Plus question de se cacher derrière le son des autres : Jacno ose une rare sortie en terrain découvert et miné. Pour une fois, tout est dit dans le titre : La Part des anges, cette petite quantité de liquide prélevée à la sortie des tuyaux de cuivre par les distillateurs pour leur consommation personnelle. […]
Plus question de se cacher derrière le son des autres : Jacno ose une rare sortie en terrain découvert et miné.
Pour une fois, tout est dit dans le titre : La Part des anges, cette petite quantité de liquide prélevée à la sortie des tuyaux de cuivre par les distillateurs pour leur consommation personnelle. Toujours du hors d’âge d’ailleurs, comme dans l’armagnac. Pourquoi l’armagnac ? Eh bien parce que ça nous arrange ; parce que c’est au-dessous de la Loire et que Jacno reprend Le Sud de Nino Ferrer, cet exilé qui a trébuché sur un mauvais calibre dans une campagne lotoise. Reprendre Le Sud, cette bonne chanson promue hymne multigénérationnel, personne n’avait encore osé, mais comme Jacno est un type qui surveille sa modestie, il l’a planqué là en titre caché, son Sud à lui chanté limite faux en version piano solo, à brûle-pourpoint, sans filet. Ça cogne, ça crache, sans falbalas, sans arrangements ni special thanks. Cette reprise, Jacno aurait pu s’en faire un titre phare, une de ces bonnes poires à marketing juteuses qui vous relancent un bonhomme et le rajeunit de vingt ans. Non. Jacno ne veut pas entendre parler de tout ça. Douché par la logique du business musical (successivement avec les Stinky Toys et solo au début des années 80), il ne veut plus être qu’un chanteur de passage, un intermittent de la production personnelle, un de ces musiciens de l’ombre, trop discret ou distrait pour se concentrer sur sa carrière.
Pluridisciplinaire par papillonnage, Jacno a toujours préféré les disques des autres (Etienne Daho, Daniel Darc, Françoise Hardy, Lio, Elli Medeiros l’égérie de toujours ou une BO de Rohmer).

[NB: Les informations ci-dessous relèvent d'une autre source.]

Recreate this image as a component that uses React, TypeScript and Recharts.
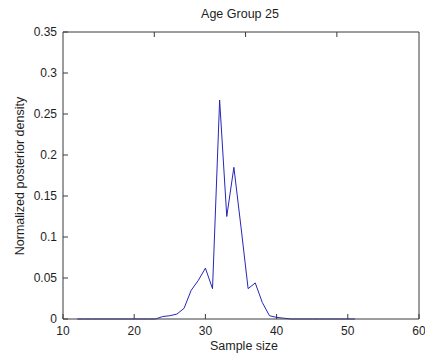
import React from 'react';
import { LineChart, Line, XAxis, YAxis } from 'recharts';

const sampleSize = [
  12, 13, 14, 15, 16, 17, 18, 19, 20, 21, 22, 23, 24, 25, 26, 27, 28, 29, 30, 31,
  32, 33, 34, 35, 36, 37, 38, 39, 40, 41, 42, 43, 44, 45, 46, 47, 48, 49, 50, 51,
];
const density = [
  0, 0, 0, 0, 0, 0, 0, 0, 0, 0, 0, 0, 0.003, 0.004, 0.006, 0.013, 0.035, 0.047, 0.062, 0.037,
  0.267, 0.125, 0.185, 0.112, 0.037, 0.044, 0.02, 0.004, 0.002, 0.001, 0, 0, 0, 0, 0, 0, 0, 0, 0, 0,
];
const xTicks = [10, 20, 30, 40, 50, 60];
const yTicks = [0, 0.05, 0.1, 0.15, 0.2, 0.25, 0.3, 0.35];

const title = 'Age Group 25';
const xLabel = 'Sample size';
const yLabel = 'Normalized posterior density';

const data = sampleSize.map((s, i) => ({ size: s, density: density[i] }));

const AXIS = '#3a3a3a';
const TEXT = '#1e1e1e';
const FONT = '"Liberation Sans", Arial, sans-serif';

const BottomTick = ({ x, y, payload }: any) => (
  <g>
    <line x1={x} x2={x} y1={y} y2={y - 5} stroke={AXIS} />
    <text x={x} y={y + 16} textAnchor="middle" fontSize={12} fill={TEXT} fontFamily={FONT}>
      {payload.value}
    </text>
  </g>
);

const LeftTick = ({ x, y, payload }: any) => (
  <g>
    <line x1={x} x2={x + 5} y1={y} y2={y} stroke={AXIS} />
    <text x={x - 6} y={y + 4} textAnchor="end" fontSize={12} fill={TEXT} fontFamily={FONT}>
      {String(payload.value)}
    </text>
  </g>
);

const TopTick = ({ x, y }: any) => <line x1={x} x2={x} y1={y} y2={y + 5} stroke={AXIS} />;
const RightTick = ({ x, y }: any) => <line x1={x} x2={x - 5} y1={y} y2={y} stroke={AXIS} />;

export default function App() {
  return (
    <div style={{ position: 'relative', width: 425, height: 360, background: '#fff', fontFamily: FONT }}>
      <style>{'body{margin:0}'}</style>
      <LineChart
        width={425}
        height={360}
        data={data}
        margin={{ top: 30, right: 4, bottom: 11, left: 23 }}
      >
        <XAxis
          dataKey="size"
          type="number"
          domain={[10, 60]}
          ticks={xTicks}
          height={30}
          tickSize={0}
          tickMargin={0}
          tick={<BottomTick />}
          axisLine={{ stroke: AXIS }}
          interval={0}
        />
        <XAxis
          xAxisId="top"
          orientation="top"
          type="number"
          domain={[10, 60]}
          ticks={xTicks}
          height={2}
          tickSize={0}
          tickMargin={0}
          tick={<TopTick />}
          axisLine={{ stroke: AXIS }}
          interval={0}
        />
        <YAxis
          type="number"
          domain={[0, 0.35]}
          ticks={yTicks}
          width={40}
          tickSize={0}
          tickMargin={0}
          tick={<LeftTick />}
          axisLine={{ stroke: AXIS }}
          interval={0}
        />
        <YAxis
          yAxisId="right"
          orientation="right"
          type="number"
          domain={[0, 0.35]}
          ticks={yTicks}
          width={2}
          tickSize={0}
          tickMargin={0}
          tick={<RightTick />}
          axisLine={{ stroke: AXIS }}
          interval={0}
        />
        <Line
          type="linear"
          dataKey="density"
          stroke="#2626b8"
          strokeWidth={1}
          dot={false}
          isAnimationActive={false}
        />
      </LineChart>
      <div style={{ position: 'absolute', left: 0, width: 480, top: 7, textAlign: 'center', fontSize: 12.5, color: TEXT }}>
        {title}
      </div>
      <div style={{ position: 'absolute', left: 0, width: 488, top: 339, textAlign: 'center', fontSize: 12.5, color: TEXT }}>
        {xLabel}
      </div>
      <div
        style={{
          position: 'absolute',
          left: 20,
          top: 176,
          fontSize: 12.5,
          color: TEXT,
          whiteSpace: 'nowrap',
          transform: 'translate(-50%, -50%) rotate(-90deg)',
        }}
      >
        {yLabel}
      </div>
    </div>
  );
}
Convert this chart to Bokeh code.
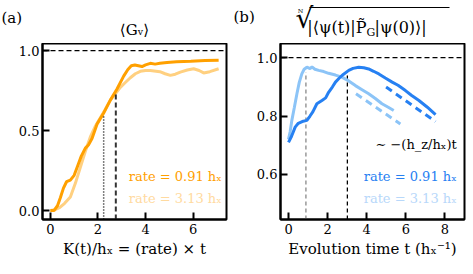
from bokeh.plotting import figure
from bokeh.layouts import row, column
from bokeh.models import FixedTicker, PrintfTickFormatter, Range1d, Label, Span
from bokeh.embed import file_html
from bokeh.resources import INLINE

# ---------------- data: panel (a) ----------------
a_dark_x = [0, 0.15, 0.3, 0.42, 0.55, 0.68, 0.84, 1.0, 1.15, 1.3, 1.47, 1.6, 1.75, 1.96, 2.24, 2.52,
            2.8, 3.08, 3.25, 3.4, 3.55, 3.7, 3.85, 4.0, 4.2, 4.4, 4.6, 4.9, 5.3, 5.9, 6.5, 7.07]
a_dark_y = [0, 0.0, 0.03, 0.08, 0.14, 0.18, 0.19, 0.22, 0.28, 0.34, 0.39, 0.41, 0.45, 0.54, 0.61, 0.69,
            0.76, 0.84, 0.88, 0.905, 0.91, 0.905, 0.90, 0.91, 0.92, 0.915, 0.92, 0.925, 0.93, 0.933, 0.937, 0.94]
a_light_x = [0, 0.2, 0.4, 0.6, 0.84, 1.05, 1.26, 1.47, 1.68, 1.9, 2.1, 2.3, 2.52, 2.73, 2.94, 3.15, 3.36,
             3.57, 3.78, 4.0, 4.2, 4.6, 4.82, 5.04, 5.25, 5.46, 5.75, 6.02, 6.25, 6.44, 6.7, 7.07]
a_light_y = [0, 0.005, 0.02, 0.045, 0.085, 0.17, 0.27, 0.37, 0.46, 0.53, 0.58, 0.63, 0.69, 0.73, 0.77, 0.80, 0.83,
             0.855, 0.87, 0.875, 0.875, 0.868, 0.855, 0.845, 0.852, 0.865, 0.878, 0.886, 0.875, 0.86, 0.868, 0.886]
a_vline_x = [2.24, 2.75]
a_vline_top = [0.59, 0.73]
a_xticks = [0, 2, 4, 6]
a_yticks = [0.0, 0.5, 1.0]

# ---------------- data: panel (b) ----------------
b_dark_x = [0, 0.15, 0.34, 0.5, 0.7, 0.94, 1.1, 1.25, 1.45, 1.71, 1.9, 2.05, 2.25, 2.4, 2.6, 2.8, 3.08, 3.3,
            3.59, 3.85, 4.10, 4.35, 4.62, 4.95, 5.3, 5.6, 5.98, 6.3, 6.67, 7.1, 7.52]
b_dark_y = [0.71, 0.73, 0.762, 0.775, 0.781, 0.785, 0.80, 0.815, 0.842, 0.853, 0.862, 0.881, 0.90, 0.916, 0.93,
            0.942, 0.956, 0.963, 0.967, 0.965, 0.961, 0.953, 0.944, 0.93, 0.916, 0.905, 0.887, 0.87, 0.853, 0.83, 0.805]
b_dark_fit_x = [4.99, 7.52]
b_dark_fit_y = [0.899, 0.781]
b_light_x = [0, 0.08, 0.17, 0.3, 0.43, 0.55, 0.68, 0.8, 0.94, 1.1, 1.2, 1.35, 1.54, 1.8, 2.05, 2.4, 2.73,
             3.08, 3.42, 3.76, 4.10, 4.44, 4.78, 5.1, 5.38]
b_light_y = [0.72, 0.745, 0.785, 0.83, 0.876, 0.915, 0.944, 0.96, 0.967, 0.962, 0.968, 0.96, 0.956, 0.952,
             0.946, 0.94, 0.933, 0.92, 0.904, 0.89, 0.876, 0.86, 0.842, 0.83, 0.819]
b_light_fit_x = [3.45, 5.72]
b_light_fit_y = [0.876, 0.773]
b_vline_x = [0.89, 3.01]
b_vline_top = [0.95, 0.944]
b_xticks = [0, 2, 4, 6, 8]
b_yticks = [0.6, 0.8, 1.0]

FONT = "DejaVu Serif"
ORANGE = "#ffa000"
ORANGE_L = "#ffd080"
ORANGE_T = "#ffdaa0"
BLUE = "#2680f2"
BLUE_L = "#8cc4f7"
BLUE_T = "#b8d8fa"


def style(p, xticks, yticks, yfmt):
    p.xaxis.ticker = FixedTicker(ticks=xticks)
    p.yaxis.ticker = FixedTicker(ticks=yticks)
    p.yaxis.formatter = PrintfTickFormatter(format=yfmt)
    p.xgrid.visible = False
    p.ygrid.visible = False
    p.outline_line_color = "black"
    p.outline_line_width = 2
    p.outline_line_alpha = 1
    for ax in (p.xaxis, p.yaxis):
        ax.axis_line_width = 2
        ax.major_tick_in = 7
        ax.major_tick_out = 0
        ax.major_tick_line_width = 2
        ax.minor_tick_line_color = None
        ax.major_label_text_font = FONT
        ax.major_label_text_font_size = "13px"
        ax.major_label_text_color = "black"
        ax.axis_label_text_font = FONT
        ax.axis_label_text_font_size = "15px"
        ax.axis_label_text_font_style = "normal"
        ax.axis_label_text_color = "black"
    p.xaxis.major_label_standoff = 4
    p.yaxis.major_label_standoff = 3
    p.xaxis.axis_label_standoff = 3


def lab(p, x, y, text, size, align="left", color="black"):
    p.add_layout(Label(x=x, y=y, text=text, text_color=color, text_font=FONT, text_font_size=size,
                       text_align=align, text_baseline="middle"))


# ---------------- title strip ----------------
top = figure(width=473, height=43, output_backend="svg", toolbar_location=None,
             x_range=Range1d(0, 473), y_range=Range1d(0, 43), x_axis_type=None, y_axis_type=None,
             min_border_left=0, min_border_right=0, min_border_top=0, min_border_bottom=0)
top.outline_line_color = None
top.xgrid.visible = False
top.ygrid.visible = False
lab(top, 1, 26, "(a)", "15px")
lab(top, 134, 14, "⟨Gᵥ⟩", "15px", "center")
lab(top, 233, 27, "(b)", "15px")
lab(top, 300, 31, "ᴺ", "10px", "center")
lab(top, 304, 25, "√", "28px", "center")
lab(top, 366, 16, "|⟨ψ(t)|P̃", "16px", "right")
lab(top, 366, 11, "G", "11px", "left")
lab(top, 374, 16, "|ψ(0)⟩|", "16px", "left")
top.segment(x0=[309], y0=[36], x1=[449], y1=[36], line_color="black", line_width=1)

# ---------------- panel (a) ----------------
pa = figure(width=230, height=231, output_backend="svg", toolbar_location=None,
            x_range=Range1d(-0.33, 7.4), y_range=Range1d(-0.056, 1.044),
            min_border_left=42, min_border_right=4, min_border_top=0, min_border_bottom=55)
style(pa, a_xticks, a_yticks, "%.1f")
pa.xaxis.axis_label = "K(t)/hₓ = (rate) × t"
pa.add_layout(Span(location=1.0, dimension="width", line_color="black", line_width=1.3, line_dash="5 3"))
pa.line(a_light_x, a_light_y, line_color=ORANGE_L, line_width=3)
pa.line(a_dark_x, a_dark_y, line_color=ORANGE, line_width=3)
pa.segment(x0=a_vline_x[0], y0=-0.056, x1=a_vline_x[0], y1=a_vline_top[0], line_color="black",
           line_width=1.5, line_dash="1 2")
pa.segment(x0=a_vline_x[1], y0=-0.056, x1=a_vline_x[1], y1=a_vline_top[1], line_color="#333333",
           line_width=2, line_dash="5 3")
lab(pa, 7.2, 0.21, "rate = 0.91 hₓ", "13px", "right", ORANGE)
lab(pa, 7.2, 0.075, "rate = 3.13 hₓ", "13px", "right", ORANGE_T)

# ---------------- panel (b) ----------------
pb = figure(width=243, height=231, output_backend="svg", toolbar_location=None,
            x_range=Range1d(-0.41, 9.0), y_range=Range1d(0.446, 1.048),
            min_border_left=50, min_border_right=9, min_border_top=0, min_border_bottom=55)
style(pb, b_xticks, b_yticks, "%.1f")
pb.xaxis.axis_label = "Evolution time t (hₓ⁻¹)"
pb.add_layout(Span(location=1.0, dimension="width", line_color="black", line_width=1.3, line_dash="5 3"))
pb.segment(x0=b_vline_x[0], y0=0.446, x1=b_vline_x[0], y1=b_vline_top[0], line_color="#888888",
           line_width=1.3, line_dash="4 3")
pb.segment(x0=b_vline_x[1], y0=0.446, x1=b_vline_x[1], y1=b_vline_top[1], line_color="black",
           line_width=1.3, line_dash="4 3")
pb.line(b_light_x, b_light_y, line_color=BLUE_L, line_width=3)
pb.line(b_light_fit_x, b_light_fit_y, line_color=BLUE_L, line_width=3, line_dash="7 5")
pb.line(b_dark_x, b_dark_y, line_color=BLUE, line_width=3)
pb.line(b_dark_fit_x, b_dark_fit_y, line_color=BLUE, line_width=3, line_dash="7 5")
lab(pb, 8.6, 0.703, "∼ −(h_z/hₓ)t", "13px", "right")
lab(pb, 8.6, 0.593, "rate = 0.91 hₓ", "13px", "right", BLUE)
lab(pb, 8.6, 0.518, "rate = 3.13 hₓ", "13px", "right", BLUE_T)

layout = column(top, row(pa, pb, spacing=0), spacing=0)
open("out.html", "w").write(file_html(layout, INLINE))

Ceux où il pouvait intervenir sans trop se livrer, se confronter aux évolutions technologiques sans risques, tanké dans un rôle de producteur ou d’arrangeur « providentiel » par nonchalance. Ses albums sont sa part des anges, des petites quantités de tout, amoureusement embouteillées en une poignée de chansons, pour son propre plaisir, de manière volontairement aléatoire. En entrant dans ce troisième album personnel (en vingt ans !), on ne risque pas le dépaysement. L’univers de Jacno est intact. Avec ses airs de soldat sans joie, il révise ses sujets favoris : gueules cassées, verres vides, cigarettes grillées, cendriers pleins, gorges grises, schizophrénie, doutes, valses-hésitations entre le in et le out et petites guéguerres intimes dans une poésie décalée, un brin laconique où le jeu de mots se pratique sans abus. Musicalement, Jacno le minimaliste a un peu cédé du terrain à l’arrangement bourgeois ; histoire de ne pas partir au front seul, il s’est entouré de quelques voix féminines et d’une pincée de cordes. Rien de bien révolutionnaire : juste un aménagement de l’espace sonore copieusement dominé par ces vieilles bourriques de synthés analogiques qui scotchent ce son typique des années 80 à la française et les bonnes vieilles assises guitare-piano-clavier new-wave, ces grands principes que Jacno a toujours traînés comme son ombre et pour lesquels il a payé le prix fort à l’époque de la dictature moderniste. Trop kitsch, trop naze, trop has-been, il y a dix ans, ce son lui vaudra peut-être aujourd’hui en plein revival une belle reconnaissance, le temps d’un single discoïde d’un autre âge.